Nonostante l’affermarsi dell’autonomia e libertà di moltissime donne il sistema patriarcale risulta ancora attivo nelle sue potenzialità, evidentemente risponde a bisogni, paure, desideri ancora vivi, ancora in gran parte oscuri. Ma dove si annida? Bisognerebbe imparare a riconoscere i segni della sua persistenza anche dentro di sé, nella propria coscienza, come hanno fatto le femministe negli anni settanta, occorre una pratica di autocoscienza universale, cioè di donne e uomini. Ma lo strabismo della memoria storica rende la parola autocoscienza un termine opaco tant’è che una delle domande fatte il 23 scorso è stata: “Ci può spiegare cosa è l’autocoscienza, lei come l’ha attuata? Ci faccia un esempio”. Ho sentito in queste/i giovani la voglia di capire, recuperare dentro di sé il disagio che stanno vivendo, le dinamiche di potere vissute o agite nei rapporti tra loro, il desiderio di mettere a fuoco la distanza tra gli stereotipi ereditati e l’autenticità di sé in quanto soggetti sessuati. Dovranno necessariamente nutrirsi di quella storia di emancipazione/libertà femminile che è stata loro negata e che indica un nuovo senso dello stare insieme e costruire mondo. Il patriarcato apparirebbe per quello che è: sottrazione di libertà e autenticità per donne e per uomini. Sono ancora troppo pochi gli uomini che hanno capito quanto la libertà femminile sia una apertura potente per la loro libertà e stanno cercando di contrastare l’emergere di una nostalgia di patriarcato che sta avanzando in modo sempre più deciso. La scuola può e deve avere un ruolo fondamentale per un cambiamento radicale solo se riuscirà ad attuare, dentro l’insegnamento di ogni materia, interventi educativi capaci di prendersi cura dei soggetti nella loro interezza: l’apprendimento è dentro le relazioni e i sentimenti ne sono parte inscindibile.

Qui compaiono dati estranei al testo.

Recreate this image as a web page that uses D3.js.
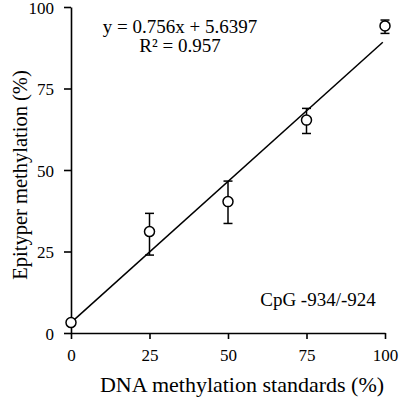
<!DOCTYPE html>
<html>
<head>
<meta charset="utf-8">
<script src="https://cdn.jsdelivr.net/npm/d3@7"></script>
<style>
  body { margin: 0; background: #fff; }
  svg text { font-family: "Liberation Serif", "Times New Roman", serif; fill: #000; }
</style>
</head>
<body>
<div id="chart"></div>
<script>
// standards (%) and measured values
var standards = [0, 25, 50, 75, 100];
var measured = [3.2, 31.1, 40.3, 65.3, 94.2];
var errLow = [2.6, 23.9, 33.6, 61.2, 91.9];
var errHigh = [3.8, 36.7, 46.6, 68.9, 96.0];
var fitX = [0, 99.3];
var fitY = [3.2, 89.2];
var ticks = [0, 25, 50, 75, 100];

var width = 400, height = 401;
var margin = { top: 7, right: 15, bottom: 68, left: 71 };

var svg = d3.select("#chart").append("svg")
  .attr("width", width)
  .attr("height", height);

var x = d3.scaleLinear().domain([0, 100]).range([margin.left, 385]);
var y = d3.scaleLinear().domain([0, 100]).range([333, margin.top]);

// axes
var xAxis = d3.axisBottom(x).tickValues(ticks).tickSize(6).tickPadding(6).tickSizeOuter(0);
var yAxis = d3.axisLeft(y).tickValues(ticks).tickSize(7).tickPadding(10).tickSizeOuter(0);

var gx = svg.append("g")
  .attr("transform", "translate(0," + y(0) + ")")
  .call(xAxis);
var gy = svg.append("g")
  .attr("transform", "translate(" + x(0) + ",0)")
  .call(yAxis);

[gx, gy].forEach(function(g) {
  g.attr("font-family", "Liberation Serif");
  g.selectAll("path, line").attr("stroke", "#000").attr("stroke-width", 1.6);
  g.selectAll("text").style("font-size", "17px");
});
gx.selectAll("text").attr("dy", "0.95em");
gy.selectAll("text").attr("dy", "0.38em");

// regression line
svg.append("line")
  .attr("x1", x(fitX[0])).attr("y1", y(fitY[0]))
  .attr("x2", x(fitX[1])).attr("y2", y(fitY[1]))
  .attr("stroke", "#000").attr("stroke-width", 1.5);

// error bars
var pts = standards.map(function(s, i) {
  return { s: s, m: measured[i], lo: errLow[i], hi: errHigh[i] };
});
var eb = svg.append("g").selectAll("g").data(pts).enter().append("g");
eb.append("line")
  .attr("x1", function(d) { return x(d.s); }).attr("x2", function(d) { return x(d.s); })
  .attr("y1", function(d) { return y(d.lo); }).attr("y2", function(d) { return y(d.hi); })
  .attr("stroke", "#000").attr("stroke-width", 1.5);
eb.selectAll(".cap").data(function(d) { return [[d.s, d.lo], [d.s, d.hi]]; })
  .enter().append("line")
  .attr("class", "cap")
  .attr("x1", function(d) { return x(d[0]) - 4.5; }).attr("x2", function(d) { return x(d[0]) + 4.5; })
  .attr("y1", function(d) { return y(d[1]); }).attr("y2", function(d) { return y(d[1]); })
  .attr("stroke", "#000").attr("stroke-width", 1.5);

// points
svg.append("g").selectAll("circle").data(pts).enter().append("circle")
  .attr("cx", function(d) { return x(d.s); })
  .attr("cy", function(d) { return y(d.m); })
  .attr("r", 5)
  .attr("fill", "#fff")
  .attr("stroke", "#000")
  .attr("stroke-width", 1.5);

// annotations
svg.append("text").attr("x", 180).attr("y", 33).attr("text-anchor", "middle")
  .style("font-size", "19px").text("y = 0.756x + 5.6397");
svg.append("text").attr("x", 180).attr("y", 52).attr("text-anchor", "middle")
  .style("font-size", "19px").text("R² = 0.957");
svg.append("text").attr("x", 318).attr("y", 306).attr("text-anchor", "middle")
  .style("font-size", "19px").text("CpG -934/-924");

// axis titles
svg.append("text").attr("x", 242).attr("y", 392).attr("text-anchor", "middle")
  .style("font-size", "22px").text("DNA methylation standards (%)");
svg.append("text")
  .attr("transform", "translate(27," + 175 + ") rotate(-90)")
  .attr("text-anchor", "middle")
  .style("font-size", "20.5px").text("Epityper methylation (%)");
</script>
</body>
</html>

Altre cose hanno voluto sapere, i ragazzi soprattutto, anche oltre l’orario: sul femminismo, sul film della Cortellesi, su quale forza e motivazione ci siano alla base del mio lungo impegno con le donne. Altroché gioventù indifferente, apatica, autodistruttiva !!! tanto che visto una marea di ragazzi/e al Circo Massimo due giorni dopo a Roma. Alla fine dell’incontro ho consegnato loro queste mie ultime riflessioni: se permangono rapporti basati sul potere come dominio, la pratica della democrazia resta incompiuta, la pace rimane una utopia senza futuro, la potenza rivoluzionaria dell’amore un sogno senza realtà: il patriarcato è incompatibile con la democrazia, con la pace, con l’amore.
Noi donne sappiamo bene che danno enorme è stato ed è il patriarcato per l’intera umanità. Avere e dare strumenti per capirlo è una precisa e non rinviabile responsabilità politica individuale e collettiva.